We specified two (optional) arguments timeout and kernel_name, which define respectively the cell execution timeout and the execution kernel.

The option to specify kernel_name is new in nbconvert 4.2. When not specified or when using nbconvert <4.2, the default Python kernel is chosen.

To actually run the notebook we call the method preprocess:

ep.preprocess(nb, {'metadata': {'path': 'notebooks/'}})

Hopefully, we will not get any errors during the notebook execution (see the last section for error handling). Note that path specifies in which folder to execute the notebook. Finally, save the resulting notebook with:

with open('executed_notebook.ipynb', 'wt') as f:
    nbformat.write(nb, f)

That’s all. Your executed notebook will be saved in the current folder in the file executed_notebook.ipynb.

Execution arguments¶

The arguments passed to ExecutePreprocessor are configuration options called traitlets. There are many cool things about traitlets, for example they enforce the type of the input and they can be accessed/modified as class attributes. Moreover, each traitlet is automatically exposed as command-line options. For example, we can pass the timeout from the command-line like this:

jupyter nbconvert --ExecutePreprocessor.timeout=600 --to notebook --execute mynotebook.ipynb

Let’s now discuss in more detail the two traitlets we used.

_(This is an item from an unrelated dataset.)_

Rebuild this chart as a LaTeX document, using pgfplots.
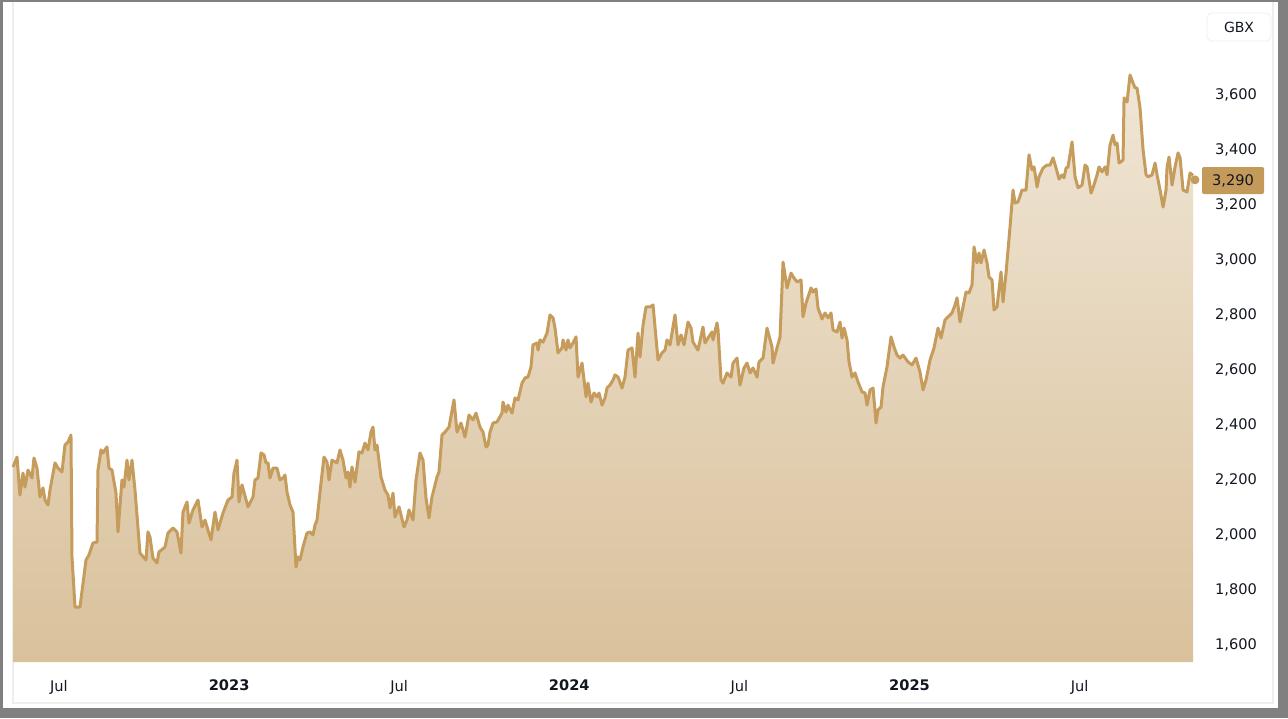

The timeout traitlet defines the maximum time (in seconds) each notebook cell is allowed to run, if the execution takes longer an exception will be raised. The default is 30 s, so in cases of long-running cells you may want to specify an higher value.

The second traitlet, kernel_name, allows specifying the name of the kernel to be used for the execution. By default, the kernel name is obtained from the notebook metadata. The traitlet kernel_name allows to specify a user-defined kernel, overriding the value in the notebook metadata. A common use case is that of a Python 2/3 library which includes documentation/testing notebooks. These notebooks will specify either a python2 or python3 kernel in their metadata (depending on the kernel used the last time the notebook was saved). In reality, these notebooks will work on both Python 2/3 and, for testing, it is important to be able to execute them programmatically on both versions. Here the traitlet kernel_name is helpful: we can just run each notebook twice, specifying first “python2” and then “python3” as kernel name.

Error Handling¶

In the previous sections we saw how to save an executed notebook, assuming there are no execution errors. But, what if there are errors?

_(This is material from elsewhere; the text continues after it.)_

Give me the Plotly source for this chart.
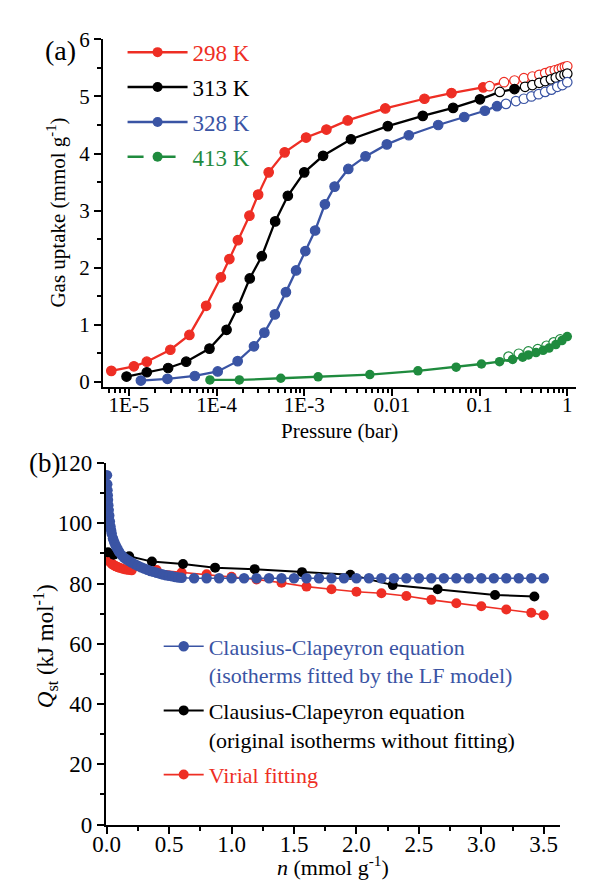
import plotly.graph_objects as go

# ---------------- Panel (a) data: isotherms ----------------
p298 = [6.3e-6, 1.14e-5, 1.6e-5, 2.97e-5, 4.9e-5, 7.6e-5, 1.12e-4, 1.40e-4, 1.75e-4, 2.37e-4,
        2.98e-4, 3.93e-4, 5.98e-4, 1.05e-3, 1.79e-3, 3.13e-3, 8.4e-3, 0.0235, 0.0478, 0.110,
        0.13, 0.19, 0.25, 0.32, 0.40, 0.48, 0.56, 0.64, 0.72, 0.80, 0.87, 0.94, 1.0]
q298 = [0.19, 0.27, 0.35, 0.56, 0.82, 1.33, 1.83, 2.15, 2.48, 2.91,
        3.28, 3.67, 4.02, 4.28, 4.42, 4.58, 4.79, 4.96, 5.06, 5.16,
        5.18, 5.25, 5.28, 5.32, 5.35, 5.38, 5.41, 5.44, 5.46, 5.48, 5.50, 5.52, 5.53]
open298 = [0] * 20 + [1] * 13

p313 = [9.4e-6, 1.6e-5, 2.8e-5, 4.5e-5, 8.3e-5, 1.3e-4, 1.74e-4, 2.39e-4, 3.28e-4, 4.66e-4,
        6.5e-4, 1.0e-3, 1.64e-3, 3.41e-3, 8.97e-3, 0.0225, 0.0499, 0.101,
        0.17, 0.25, 0.33, 0.40, 0.48, 0.56, 0.65, 0.74, 0.84, 0.93, 1.0]
q313 = [0.09, 0.165, 0.24, 0.35, 0.58, 0.91, 1.30, 1.81, 2.20, 2.81,
        3.26, 3.67, 3.96, 4.25, 4.48, 4.66, 4.80, 4.95,
        5.08, 5.13, 5.17, 5.20, 5.24, 5.27, 5.30, 5.33, 5.36, 5.38, 5.40]
open313 = [0] * 18 + [1, 0, 1, 1, 1, 1, 1, 1, 1, 1, 1]

p328 = [1.37e-5, 2.75e-5, 5.65e-5, 1.03e-4, 1.74e-4, 2.67e-4, 3.51e-4, 4.62e-4, 6.18e-4, 8.07e-4,
        1.03e-3, 1.33e-3, 1.72e-3, 2.22e-3, 3.18e-3, 5.0e-3, 8.75e-3, 0.0156, 0.0337, 0.0668,
        0.115, 0.158, 0.20, 0.26, 0.32, 0.39, 0.47, 0.56, 0.66, 0.77, 0.88, 1.0]
q328 = [0.02, 0.05, 0.10, 0.18, 0.36, 0.62, 0.86, 1.18, 1.57, 1.95,
        2.29, 2.65, 3.11, 3.42, 3.73, 3.95, 4.16, 4.32, 4.50, 4.64,
        4.75, 4.83, 4.87, 4.92, 4.96, 5.00, 5.04, 5.08, 5.12, 5.17, 5.20, 5.25]
open328 = [0] * 22 + [1] * 10

p413 = [8.4e-5, 1.82e-4, 5.4e-4, 1.44e-3, 5.6e-3, 0.0198, 0.054, 0.105, 0.169, 0.238,
        0.31, 0.36, 0.44, 0.53, 0.62, 0.74, 0.87, 1.0]
q413 = [0.03, 0.03, 0.06, 0.085, 0.125, 0.19, 0.255, 0.31, 0.35, 0.39,
        0.43, 0.47, 0.51, 0.55, 0.59, 0.65, 0.72, 0.79]
p413_open = [0.214, 0.28, 0.36, 0.46, 0.58, 0.70, 0.83]
q413_open = [0.44, 0.49, 0.53, 0.57, 0.63, 0.69, 0.74]

x_a_tickvals = [1e-5, 1e-4, 1e-3, 1e-2, 1e-1, 1]
x_a_ticktext = ["1E-5", "1E-4", "1E-3", "0.01", "0.1", "1"]

# ---------------- Panel (b) data: Qst ----------------
n_lf = [0.002, 0.004, 0.006, 0.008, 0.010, 0.013, 0.016, 0.020, 0.025, 0.030,
        0.035, 0.040, 0.050, 0.060, 0.070, 0.080, 0.090, 0.100, 0.120, 0.140,
        0.160, 0.180, 0.200, 0.225, 0.250, 0.275, 0.300, 0.325, 0.350, 0.375,
        0.400, 0.425, 0.450, 0.475, 0.500, 0.525, 0.550, 0.575, 0.600,
        0.7, 0.8, 0.9, 1.0, 1.1, 1.2, 1.3, 1.4, 1.5, 1.6, 1.7, 1.8, 1.9, 2.0,
        2.1, 2.2, 2.3, 2.4, 2.5, 2.6, 2.7, 2.8, 2.9, 3.0, 3.1, 3.2, 3.3, 3.4, 3.5]
q_lf = [116.0, 113.0, 111.0, 109.3, 107.8, 106.0, 104.4, 102.6, 100.6, 99.0,
        97.7, 96.6, 95.0, 93.8, 92.8, 92.0, 91.2, 90.5, 89.4, 88.6,
        88.0, 87.5, 87.0, 86.4, 85.9, 85.4, 85.0, 84.6, 84.2, 83.9,
        83.6, 83.3, 83.0, 82.8, 82.6, 82.4, 82.2, 82.0, 81.9,
        81.8, 81.8, 81.8, 81.8, 81.8, 81.8, 81.8, 81.8, 81.8, 81.8, 81.8, 81.8, 81.8, 81.8,
        81.8, 81.8, 81.8, 81.8, 81.8, 81.8, 81.8, 81.8, 81.8, 81.8, 81.8, 81.8, 81.8, 81.8, 81.8]

n_cc = [0.010, 0.056, 0.180, 0.362, 0.611, 0.868, 1.185, 1.564, 1.951, 2.291, 2.650, 3.110, 3.425]
q_cc = [90.4, 89.6, 89.1, 87.3, 86.5, 85.3, 84.8, 83.8, 82.9, 79.5, 78.1, 76.2, 75.7]

n_vir = [0.005, 0.01, 0.02, 0.03, 0.04, 0.05, 0.06, 0.07, 0.08, 0.09, 0.10, 0.12, 0.14, 0.16,
         0.18, 0.20, 0.4, 0.6, 0.8, 1.0, 1.2, 1.4, 1.6, 1.8, 2.0, 2.2, 2.4, 2.6, 2.8, 3.0,
         3.2, 3.4, 3.5]
q_vir = [88.5, 88.0, 87.4, 87.0, 86.6, 86.3, 86.0, 85.8, 85.6, 85.4, 85.3, 85.0, 84.8, 84.6,
         84.5, 84.4, 84.5, 83.7, 83.1, 82.3, 81.4, 80.3, 79.0, 78.1, 77.3, 76.8, 75.9, 74.6, 73.5,
         72.5, 71.4, 70.3, 69.5]

RED = "#EE2E24"
BLACK = "#000000"
BLUE = "#3A54A4"
GREEN = "#1F8B3E"
FONT = "Liberation Serif"

W, H = 592, 884


def px_x(v):
    return v / W


def px_y(v):
    return 1 - v / H


fig = go.Figure()


def iso_trace(p, q, opens, color, name):
    fills = ["white" if o else color for o in opens]
    return go.Scatter(
        x=p, y=q, mode="lines+markers", xaxis="x", yaxis="y",
        line=dict(color=color, width=2.3),
        marker=dict(size=9.5, color=fills, line=dict(color=color, width=1.2)),
        name=name, showlegend=False,
    )


fig.add_trace(iso_trace(p298, q298, open298, RED, "298 K"))
fig.add_trace(iso_trace(p313, q313, open313, BLACK, "313 K"))
fig.add_trace(iso_trace(p328, q328, open328, BLUE, "328 K"))
fig.add_trace(go.Scatter(
    x=p413_open, y=q413_open, mode="markers", xaxis="x", yaxis="y",
    marker=dict(size=9.5, color="white", line=dict(color=GREEN, width=1.2)),
    showlegend=False))
fig.add_trace(go.Scatter(
    x=p413, y=q413, mode="lines+markers", xaxis="x", yaxis="y",
    line=dict(color=GREEN, width=2.3),
    marker=dict(size=9.5, color=GREEN), showlegend=False))

# legend entries for panel (a)
leg_a = [("298 K", RED, "solid"), ("313 K", BLACK, "solid"),
         ("328 K", BLUE, "solid"), ("413 K", GREEN, "16px,12px,20px")]
for i, (nm, col, dash) in enumerate(leg_a):
    fig.add_trace(go.Scatter(
        x=[None], y=[None], mode="lines+markers", xaxis="x", yaxis="y",
        line=dict(color=col, width=2.5, dash=dash),
        marker=dict(size=10, color=col),
        name=f'<span style="color:{col}">{nm}</span>',
        legend="legend", legendgroup=f"a{i}", legendrank=i + 1))

# ---------------- panel (b) traces ----------------
fig.add_trace(go.Scatter(
    x=n_vir, y=q_vir, mode="lines+markers", xaxis="x2", yaxis="y2",
    line=dict(color=RED, width=1.6),
    marker=dict(size=10, color=RED),
    name=f'<span style="color:{RED}">Virial fitting</span>',
    legend="legend2", legendgroup="b3", legendrank=3))
fig.add_trace(go.Scatter(
    x=n_cc, y=q_cc, mode="lines+markers", xaxis="x2", yaxis="y2",
    line=dict(color=BLACK, width=2),
    marker=dict(size=10, color=BLACK),
    name='Clausius-Clapeyron equation<br>(original isotherms without fitting)',
    legend="legend2", legendgroup="b2", legendrank=2))
fig.add_trace(go.Scatter(
    x=n_lf, y=q_lf, mode="lines+markers", xaxis="x2", yaxis="y2",
    line=dict(color=BLUE, width=1.5),
    marker=dict(size=10.5, color=BLUE),
    name=f'<span style="color:{BLUE}">Clausius-Clapeyron equation<br>(isotherms fitted by the LF model)</span>',
    legend="legend2", legendgroup="b1", legendrank=1))


def axis_common(size):
    return dict(
        showline=True, linecolor="black", linewidth=2, ticks="outside", ticklen=7,
        tickwidth=2, tickcolor="black", showgrid=False, zeroline=False,
        tickfont=dict(family=FONT, size=size, color="black"), mirror=False,
    )


minor_log = []
for dec in [1e-6, 1e-5, 1e-4, 1e-3, 1e-2, 1e-1]:
    for k in range(2, 10):
        minor_log.append(k * dec)

XB0, XB1 = 86, 551

fig.update_layout(
    width=W, height=H,
    margin=dict(l=0, r=0, t=0, b=0),
    paper_bgcolor="white", plot_bgcolor="white",
    font=dict(family=FONT, size=21, color="black"),
    xaxis=dict(
        **axis_common(21), type="log", range=[-5.295, 0.095],
        domain=[px_x(83), px_x(567)], anchor="y",
        tickvals=x_a_tickvals, ticktext=x_a_ticktext, ticklabelstandoff=-9,
        minor=dict(tickvals=minor_log, ticks="outside", ticklen=4, tickwidth=1.5, tickcolor="black"),
    ),
    yaxis=dict(
        **axis_common(21), range=[-0.09, 6.0],
        domain=[px_y(377.5), px_y(20)], anchor="x",
        tickvals=[0, 1, 2, 3, 4, 5, 6],
        minor=dict(dtick=0.5, ticks="outside", ticklen=4, tickwidth=1.5, tickcolor="black"),
    ),
    xaxis2=dict(
        **axis_common(23), range=[-0.006, 3.63],
        domain=[px_x(XB0), px_x(XB1)], anchor="y2",
        tickvals=[0, 0.5, 1.0, 1.5, 2.0, 2.5, 3.0, 3.5], tickformat=".1f",
        ticklabelstandoff=-9,
        minor=dict(dtick=0.25, ticks="outside", ticklen=4, tickwidth=1.5, tickcolor="black"),
    ),
    yaxis2=dict(
        **axis_common(23), range=[0, 120],
        domain=[px_y(828), px_y(456)], anchor="x2",
        tickvals=[0, 20, 40, 60, 80, 100, 120],
        minor=dict(dtick=10, ticks="outside", ticklen=4, tickwidth=1.5, tickcolor="black"),
    ),
    legend=dict(
        x=px_x(103), y=px_y(11), xanchor="left", yanchor="top",
        bgcolor="rgba(0,0,0,0)", font=dict(family=FONT, size=23),
        tracegroupgap=2, itemwidth=60, traceorder="grouped",
    ),
    legend2=dict(
        x=px_x(140), y=px_y(623), xanchor="left", yanchor="top",
        bgcolor="rgba(0,0,0,0)", font=dict(family=FONT, size=22),
        tracegroupgap=4, itemwidth=40, traceorder="grouped", valign="top",
    ),
    annotations=[
        dict(text="(a)", x=px_x(22), y=px_y(31), xref="paper", yref="paper",
             xanchor="left", yanchor="middle", showarrow=False,
             font=dict(family=FONT, size=28, color="black")),
        dict(text="(b)", x=px_x(5), y=px_y(456), xref="paper", yref="paper",
             xanchor="left", yanchor="middle", showarrow=False,
             font=dict(family=FONT, size=27, color="black")),
        dict(text="Pressure (bar)", x=px_x(325), y=px_y(423), xref="paper", yref="paper",
             xanchor="center", yanchor="middle", showarrow=False,
             font=dict(family=FONT, size=21, color="black")),
        dict(text="Gas uptake (mmol g<sup>-1</sup>)", x=px_x(35), y=px_y(198),
             xref="paper", yref="paper", xanchor="center", yanchor="middle",
             textangle=-90, showarrow=False,
             font=dict(family=FONT, size=21, color="black")),
        dict(text="<i>n</i> (mmol g<sup>-1</sup>)", x=px_x((XB0 + XB1) / 2), y=px_y(871),
             xref="paper", yref="paper", xanchor="center", yanchor="middle",
             showarrow=False, font=dict(family=FONT, size=22, color="black")),
        dict(text="<i>Q</i><sub>st</sub> (kJ mol<sup>-1</sup>)", x=px_x(24), y=px_y(644),
             xref="paper", yref="paper", xanchor="center", yanchor="middle",
             textangle=-90, showarrow=False,
             font=dict(family=FONT, size=23, color="black")),
    ],
)

fig.write_html("out.html")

An error during the notebook execution, by default, will stop the execution and raise a CellExecutionError. Conveniently, the source cell causing the error and the original error name and message are also printed. After an error, we can still save the notebook as before:

with open('executed_notebook.ipynb', mode='wt') as f:
    nbformat.write(nb, f)

The saved notebook contains the output up until the failing cell, and includes a full stack-trace and error (which can help debugging). A useful pattern to execute notebooks while handling errors is the following:

try:
    out = ep.preprocess(nb, {'metadata': {'path': run_path}})
except CellExecutionError:
    msg = 'Error executing the notebook "%s".\n\n' % notebook_filename
    msg += 'See notebook "%s" for the traceback.' % notebook_filename_out
    print(msg)
    raise
finally:
    with open(notebook_filename_out, mode='wt') as f:
        nbformat.write(nb, f)

This will save the executed notebook regardless of execution errors. In case of errors, however, an additional message is printed and the CellExecutionError is raised. The message directs the user to the saved notebook for further inspection.

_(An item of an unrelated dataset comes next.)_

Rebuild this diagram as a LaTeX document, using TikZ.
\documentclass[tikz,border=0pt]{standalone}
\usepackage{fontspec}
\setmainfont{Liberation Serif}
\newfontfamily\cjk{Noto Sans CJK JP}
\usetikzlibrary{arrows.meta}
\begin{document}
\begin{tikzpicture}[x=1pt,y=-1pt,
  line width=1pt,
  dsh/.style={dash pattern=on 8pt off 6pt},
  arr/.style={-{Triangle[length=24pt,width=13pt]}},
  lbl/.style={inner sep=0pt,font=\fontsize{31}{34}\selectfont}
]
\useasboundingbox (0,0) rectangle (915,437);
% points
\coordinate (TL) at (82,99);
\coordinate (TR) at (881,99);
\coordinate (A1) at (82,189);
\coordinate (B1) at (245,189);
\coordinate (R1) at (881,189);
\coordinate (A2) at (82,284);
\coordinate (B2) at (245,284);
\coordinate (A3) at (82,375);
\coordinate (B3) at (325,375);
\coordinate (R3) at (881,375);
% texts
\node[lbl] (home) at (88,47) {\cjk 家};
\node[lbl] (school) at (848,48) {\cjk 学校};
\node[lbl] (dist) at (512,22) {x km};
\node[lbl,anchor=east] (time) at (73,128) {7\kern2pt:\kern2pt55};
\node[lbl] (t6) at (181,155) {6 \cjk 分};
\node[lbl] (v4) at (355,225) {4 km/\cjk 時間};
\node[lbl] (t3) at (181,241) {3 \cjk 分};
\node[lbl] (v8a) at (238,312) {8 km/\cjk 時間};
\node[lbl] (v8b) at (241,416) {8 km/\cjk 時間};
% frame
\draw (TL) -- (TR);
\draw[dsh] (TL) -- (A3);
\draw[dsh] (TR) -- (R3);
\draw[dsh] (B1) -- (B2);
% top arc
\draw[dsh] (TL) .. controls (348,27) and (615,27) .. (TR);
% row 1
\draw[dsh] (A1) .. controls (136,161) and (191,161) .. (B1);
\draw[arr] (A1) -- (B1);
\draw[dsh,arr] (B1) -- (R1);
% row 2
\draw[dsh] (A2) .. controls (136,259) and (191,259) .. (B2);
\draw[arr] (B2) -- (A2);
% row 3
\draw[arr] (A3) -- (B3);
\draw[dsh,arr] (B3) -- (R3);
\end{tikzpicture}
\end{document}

As a last scenario, it is sometimes useful to execute notebooks which raise exceptions, for example to show an error condition. In this case, instead of stopping the execution on the first error, we can keep executing the notebook using the traitlet allow_errors (default False). With allow_errors=True, the notebook is executed until the end, regardless of any error encountered during the execution. The output notebook, will contain the stack-traces and error messages for all the cells raising exceptions.